In 1983 she moved to Paris, touring with Dutch fusionists, Pili Pili, and singing on several of their albums, before recording her solo international debut with 1989's Parakou.  It established the blueprint for what would become her trademark style; an eclectic mix of Western African rhythms with elements of zouk, soul and reggae sung in her mother language, Fon, and in a powerful voice.

Two years later she recorded Logozo (tortoise in Fon) for Chris Blackwells Mango label. The album included her haunting version of Malaika, a song made famous by Miriam Makeba, and the spectacular Batonga, which became a dance floor hit and established her as a dramatic new force on the world music scene. This was followed in 1994 with recordings at Princes Paisley Park in Minneapolis. The locations suggested the direction in which she was moving and the result was a hybrid of Western and African styles and included such irresistible tracks as Agolo, a song about the environment with a driving dance rhythm.

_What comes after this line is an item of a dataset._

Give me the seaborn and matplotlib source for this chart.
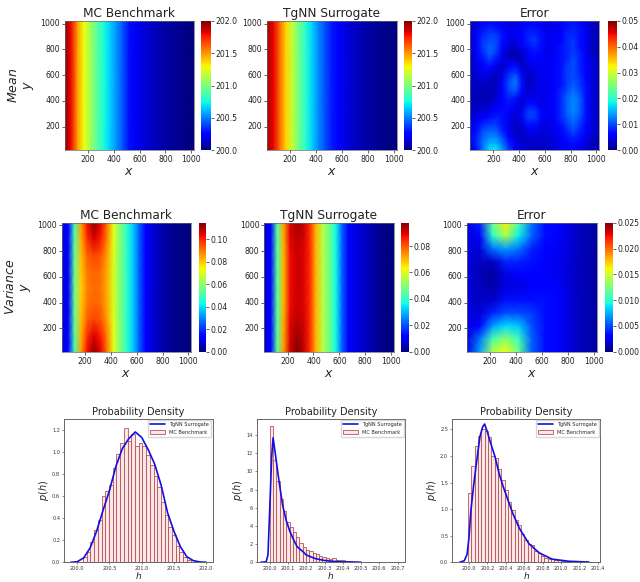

In 1996, she recorded Fifa, produced by her husband, Jean Hebrail, and this found her returning to Benin to record for the first time. The title track featured in the Hollywood comedy, Ace Ventura.  This was followed with an even bolder march into the mainstream with Oremi in 1998. Sophisticated and funky, it found her covering Jimi Hendrix Voodoo Child (slight return) and featured American singers Cassandra Wilson and Kelly Price.  After a four year delay and a change of label to Columbia, it was followed by 2002's Black Ivory soul, which exploited the musical and cultural kinship between Africa and Brazil, more specifically, Benin and Bahia. Part three came in 2004 with Oyaya!, which celebrated the African roots of Latin and Caribbean music.

Tumbuka Dance Company

Modern Dance is a relatively new discipline in Zimbabwe, introduced only in the last fifteen years. Contemporary dance in Zimbabwe has largely become an effective vehicle for communication through movement and music. As an art form, it is particularly appropriate as it can be pursued by people with diverse cultural social and racial backgrounds, because it unites people.

The only Zimbabwean professional 'Tumbuka Dance Company' (Tumbuka, shona word for 'to blossom, to bloom') has since its formation in 1992, danced to several international audiences and has participated in several International dance Festivals like 'Avignon', France 2001, 'Africalia', Belgium, 2003 and 'The Dance Umbrella Festival', South Africa, on a yearly basis since 1992.  This is where Tumbuka Dance Company received its first standing ovation.

The touring of the Company has resulted in their being recognised as part of the international dance circuit. It certainly has been one of Zimbabwe's most successful arts projects.

In this project Zimbabwean professional dancers visit Lusaka for a three day workshop for upcoming talent and two theatre dance shows, in combination with Angelique Kidjo.